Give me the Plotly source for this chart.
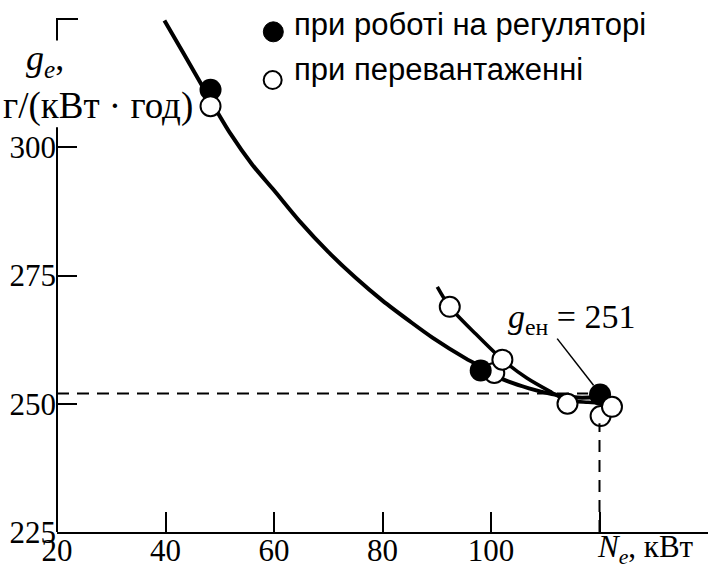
import plotly.graph_objects as go

# ---- data ----
main_x = [39.8, 43.5, 48.1, 52.0, 56.0, 60.0, 64.7, 70.0, 75.0, 80.0, 85.0, 89.2, 95.4, 98.2, 102.1, 107.0, 111.2, 116.0, 120.0]
main_y = [324.7, 318.0, 309.5, 302.6, 296.6, 291.6, 285.6, 279.6, 274.6, 270.1, 266.1, 262.9, 258.8, 257.2, 254.8, 253.0, 251.9, 251.2, 251.3]

over_x = [90.1, 92.4, 97.1, 102.1, 106.6, 111.2, 113.9, 117.9, 121.9]
over_y = [272.8, 268.9, 263.7, 258.6, 255.0, 252.2, 250.7, 250.3, 250.1]

filled_x = [48.3, 98.1, 120.1]
filled_y = [311.2, 256.5, 251.8]

open_back_x = [100.6]
open_back_y = [256.0]
open_x = [48.3, 92.4, 102.1, 114.1, 120.2, 122.3]
open_y = [308.0, 268.9, 258.6, 250.0, 247.6, 249.4]

x_ticks = [20, 40, 60, 80, 100, 120, 140]
x_ticktext = ["20", "40", "60", "80", "100", "", ""]
y_ticks = [225, 250, 275, 300]
y_ticktext = ["225", "250", "275", "300"]

g_nom = 251
g_line = 252.0
n_nom = 120

legend_labels = ["при роботі на регуляторі", "при перевантаженні"]

X_RANGE = [20, 140]
Y_RANGE = [225, 325]

SERIF = "Liberation Serif, Times New Roman, serif"
SANS = "Liberation Sans, Arial, sans-serif"

fig = go.Figure()

fig.add_trace(go.Scatter(x=main_x, y=main_y, mode="lines",
                         line=dict(color="black", width=4, shape="spline", smoothing=0.8),
                         showlegend=False, hoverinfo="skip"))
fig.add_trace(go.Scatter(x=over_x, y=over_y, mode="lines",
                         line=dict(color="black", width=3.6, shape="spline", smoothing=0.8),
                         showlegend=False, hoverinfo="skip"))
fig.add_trace(go.Scatter(x=open_back_x, y=open_back_y, mode="markers",
                         marker=dict(symbol="circle", size=20, color="white",
                                     line=dict(color="black", width=2)),
                         showlegend=False))
fig.add_trace(go.Scatter(x=filled_x, y=filled_y, mode="markers",
                         marker=dict(symbol="circle", size=22, color="black",
                                     line=dict(color="black", width=0)),
                         showlegend=False))
fig.add_trace(go.Scatter(x=open_x, y=open_y, mode="markers",
                         marker=dict(symbol="circle", size=20, color="white",
                                     line=dict(color="black", width=2)),
                         showlegend=False))

def py(v):
    return (v - Y_RANGE[0]) / (Y_RANGE[1] - Y_RANGE[0])

PLOT_W = 709 - 57 - 1
shapes = []
# y axis line (two segments, interrupted by the unit label) and the top cap
shapes.append(dict(type="line", xref="paper", yref="paper", x0=0, x1=0,
                   y0=py(225), y1=py(303.9), line=dict(color="black", width=2)))
shapes.append(dict(type="line", xref="paper", yref="paper", x0=0, x1=0,
                   y0=py(320.8), y1=py(Y_RANGE[1]), line=dict(color="black", width=2)))
shapes.append(dict(type="line", xref="paper", yref="paper", x0=-1 / PLOT_W, x1=21 / PLOT_W,
                   y0=py(Y_RANGE[1]), y1=py(Y_RANGE[1]), line=dict(color="black", width=2)))
# dashed guide lines
shapes.append(dict(type="line", xref="x", yref="y", x0=X_RANGE[0], x1=117.9,
                   y0=g_line, y1=g_line, line=dict(color="black", width=2, dash="12px,8px")))
shapes.append(dict(type="line", xref="x", yref="y", x0=n_nom, x1=n_nom,
                   y0=Y_RANGE[0], y1=246.2, line=dict(color="black", width=2, dash="12px,8px")))
# pointer line for annotation
shapes.append(dict(type="line", xref="x", yref="y", x0=112.2, x1=118.9,
                   y0=262.7, y1=253.6, line=dict(color="black", width=1.5)))
# legend symbols
shapes.append(dict(type="circle", xref="paper", yref="paper", xsizemode="pixel", ysizemode="pixel",
                   xanchor=0.3323, yanchor=0.975, x0=-10, x1=10, y0=-10, y1=10,
                   fillcolor="black", line=dict(color="black", width=1)))
shapes.append(dict(type="circle", xref="paper", yref="paper", xsizemode="pixel", ysizemode="pixel",
                   xanchor=0.3313, yanchor=0.881, x0=-9, x1=9, y0=-9, y1=9,
                   fillcolor="white", line=dict(color="black", width=2)))

annotations = [
    dict(xref="paper", yref="paper", x=0.3610, y=0.989, xanchor="left", yanchor="middle",
         text=legend_labels[0], showarrow=False, font=dict(family=SANS, size=31, color="black")),
    dict(xref="paper", yref="paper", x=0.3610, y=0.901, xanchor="left", yanchor="middle",
         text=legend_labels[1], showarrow=False, font=dict(family=SANS, size=31, color="black")),
    dict(xref="paper", yref="paper", x=-0.050, y=0.92, xanchor="left", yanchor="middle",
         text="<i>g</i><sub><i>e</i></sub>,", showarrow=False, font=dict(family=SERIF, size=36, color="black")),
    dict(xref="paper", yref="paper", x=-0.086, y=0.830, xanchor="left", yanchor="middle",
         text="г/(кВт\u00a0·\u00a0год)", showarrow=False, font=dict(family=SERIF, size=37, color="black")),
    dict(xref="x", yref="y", x=102.8, y=266.5, xanchor="left", yanchor="middle",
         text="<i>g</i><sub>ен</sub> = " + str(g_nom), showarrow=False,
         font=dict(family=SERIF, size=34, color="black")),
    dict(xref="x", yref="paper", x=n_nom - 0.8, y=-0.033, xanchor="left", yanchor="middle",
         text="<i>N</i><sub><i>e</i></sub>, кВт", showarrow=False,
         font=dict(family=SERIF, size=31, color="black")),
]

fig.update_layout(
    width=709, height=571,
    margin=dict(l=57, r=1, t=19, b=39),
    paper_bgcolor="white", plot_bgcolor="white",
    shapes=shapes, annotations=annotations,
    showlegend=False,
    xaxis=dict(range=X_RANGE, tickmode="array", tickvals=x_ticks, ticktext=x_ticktext,
               ticks="inside", ticklen=20, tickwidth=2, tickcolor="black", automargin=False,
               ticklabelstandoff=-10,
               showline=True, linecolor="black", linewidth=2, showgrid=False, zeroline=False,
               tickfont=dict(family=SERIF, size=31, color="black")),
    yaxis=dict(range=Y_RANGE, tickmode="array", tickvals=y_ticks, ticktext=y_ticktext,
               ticks="inside", ticklen=20, tickwidth=2, tickcolor="black", automargin=False,
               showline=False, showgrid=False, zeroline=False,
               tickfont=dict(family=SERIF, size=31, color="black")),
)

fig.write_html("out.html", config={"displayModeBar": False},
               post_script="document.body.style.margin='0';document.body.style.overflow='hidden';")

■ ■ ■ ■

#### TASK PROMPT:
Make an exact copy of the data above, pictures excluded.

#### WRITTEN RESPONSE:
Give me the Plotly source for this chart.
import plotly.graph_objects as go

# ---- data ----
main_x = [39.8, 43.5, 48.1, 52.0, 56.0, 60.0, 64.7, 70.0, 75.0, 80.0, 85.0, 89.2, 95.4, 98.2, 102.1, 107.0, 111.2, 116.0, 120.0]
main_y = [324.7, 318.0, 309.5, 302.6, 296.6, 291.6, 285.6, 279.6, 274.6, 270.1, 266.1, 262.9, 258.8, 257.2, 254.8, 253.0, 251.9, 251.2, 251.3]

over_x = [90.1, 92.4, 97.1, 102.1, 106.6, 111.2, 113.9, 117.9, 121.9]
over_y = [272.8, 268.9, 263.7, 258.6, 255.0, 252.2, 250.7, 250.3, 250.1]

filled_x = [48.3, 98.1, 120.1]
filled_y = [311.2, 256.5, 251.8]

open_back_x = [100.6]
open_back_y = [256.0]
open_x = [48.3, 92.4, 102.1, 114.1, 120.2, 122.3]
open_y = [308.0, 268.9, 258.6, 250.0, 247.6, 249.4]

x_ticks = [20, 40, 60, 80, 100, 120, 140]
x_ticktext = ["20", "40", "60", "80", "100", "", ""]
y_ticks = [225, 250, 275, 300]
y_ticktext = ["225", "250", "275", "300"]

g_nom = 251
g_line = 252.0
n_nom = 120

legend_labels = ["при роботі на регуляторі", "при перевантаженні"]

X_RANGE = [20, 140]
Y_RANGE = [225, 325]

SERIF = "Liberation Serif, Times New Roman, serif"
SANS = "Liberation Sans, Arial, sans-serif"

fig = go.Figure()

fig.add_trace(go.Scatter(x=main_x, y=main_y, mode="lines",
                         line=dict(color="black", width=4, shape="spline", smoothing=0.8),
                         showlegend=False, hoverinfo="skip"))
fig.add_trace(go.Scatter(x=over_x, y=over_y, mode="lines",
                         line=dict(color="black", width=3.6, shape="spline", smoothing=0.8),
                         showlegend=False, hoverinfo="skip"))
fig.add_trace(go.Scatter(x=open_back_x, y=open_back_y, mode="markers",
                         marker=dict(symbol="circle", size=20, color="white",
                                     line=dict(color="black", width=2)),
                         showlegend=False))
fig.add_trace(go.Scatter(x=filled_x, y=filled_y, mode="markers",
                         marker=dict(symbol="circle", size=22, color="black",
                                     line=dict(color="black", width=0)),
                         showlegend=False))
fig.add_trace(go.Scatter(x=open_x, y=open_y, mode="markers",
                         marker=dict(symbol="circle", size=20, color="white",
                                     line=dict(color="black", width=2)),
                         showlegend=False))

def py(v):
    return (v - Y_RANGE[0]) / (Y_RANGE[1] - Y_RANGE[0])

PLOT_W = 709 - 57 - 1
shapes = []
# y axis line (two segments, interrupted by the unit label) and the top cap
shapes.append(dict(type="line", xref="paper", yref="paper", x0=0, x1=0,
                   y0=py(225), y1=py(303.9), line=dict(color="black", width=2)))
shapes.append(dict(type="line", xref="paper", yref="paper", x0=0, x1=0,
                   y0=py(320.8), y1=py(Y_RANGE[1]), line=dict(color="black", width=2)))
shapes.append(dict(type="line", xref="paper", yref="paper", x0=-1 / PLOT_W, x1=21 / PLOT_W,
                   y0=py(Y_RANGE[1]), y1=py(Y_RANGE[1]), line=dict(color="black", width=2)))
# dashed guide lines
shapes.append(dict(type="line", xref="x", yref="y", x0=X_RANGE[0], x1=117.9,
                   y0=g_line, y1=g_line, line=dict(color="black", width=2, dash="12px,8px")))
shapes.append(dict(type="line", xref="x", yref="y", x0=n_nom, x1=n_nom,
                   y0=Y_RANGE[0], y1=246.2, line=dict(color="black", width=2, dash="12px,8px")))
# pointer line for annotation
shapes.append(dict(type="line", xref="x", yref="y", x0=112.2, x1=118.9,
                   y0=262.7, y1=253.6, line=dict(color="black", width=1.5)))
# legend symbols
shapes.append(dict(type="circle", xref="paper", yref="paper", xsizemode="pixel", ysizemode="pixel",
                   xanchor=0.3323, yanchor=0.975, x0=-10, x1=10, y0=-10, y1=10,
                   fillcolor="black", line=dict(color="black", width=1)))
shapes.append(dict(type="circle", xref="paper", yref="paper", xsizemode="pixel", ysizemode="pixel",
                   xanchor=0.3313, yanchor=0.881, x0=-9, x1=9, y0=-9, y1=9,
                   fillcolor="white", line=dict(color="black", width=2)))

annotations = [
    dict(xref="paper", yref="paper", x=0.3610, y=0.989, xanchor="left", yanchor="middle",
         text=legend_labels[0], showarrow=False, font=dict(family=SANS, size=31, color="black")),
    dict(xref="paper", yref="paper", x=0.3610, y=0.901, xanchor="left", yanchor="middle",
         text=legend_labels[1], showarrow=False, font=dict(family=SANS, size=31, color="black")),
    dict(xref="paper", yref="paper", x=-0.050, y=0.92, xanchor="left", yanchor="middle",
         text="<i>g</i><sub><i>e</i></sub>,", showarrow=False, font=dict(family=SERIF, size=36, color="black")),
    dict(xref="paper", yref="paper", x=-0.086, y=0.830, xanchor="left", yanchor="middle",
         text="г/(кВт\u00a0·\u00a0год)", showarrow=False, font=dict(family=SERIF, size=37, color="black")),
    dict(xref="x", yref="y", x=102.8, y=266.5, xanchor="left", yanchor="middle",
         text="<i>g</i><sub>ен</sub> = " + str(g_nom), showarrow=False,
         font=dict(family=SERIF, size=34, color="black")),
    dict(xref="x", yref="paper", x=n_nom - 0.8, y=-0.033, xanchor="left", yanchor="middle",
         text="<i>N</i><sub><i>e</i></sub>, кВт", showarrow=False,
         font=dict(family=SERIF, size=31, color="black")),
]

fig.update_layout(
    width=709, height=571,
    margin=dict(l=57, r=1, t=19, b=39),
    paper_bgcolor="white", plot_bgcolor="white",
    shapes=shapes, annotations=annotations,
    showlegend=False,
    xaxis=dict(range=X_RANGE, tickmode="array", tickvals=x_ticks, ticktext=x_ticktext,
               ticks="inside", ticklen=20, tickwidth=2, tickcolor="black", automargin=False,
               ticklabelstandoff=-10,
               showline=True, linecolor="black", linewidth=2, showgrid=False, zeroline=False,
               tickfont=dict(family=SERIF, size=31, color="black")),
    yaxis=dict(range=Y_RANGE, tickmode="array", tickvals=y_ticks, ticktext=y_ticktext,
               ticks="inside", ticklen=20, tickwidth=2, tickcolor="black", automargin=False,
               showline=False, showgrid=False, zeroline=False,
               tickfont=dict(family=SERIF, size=31, color="black")),
)

fig.write_html("out.html", config={"displayModeBar": False},
               post_script="document.body.style.margin='0';document.body.style.overflow='hidden';")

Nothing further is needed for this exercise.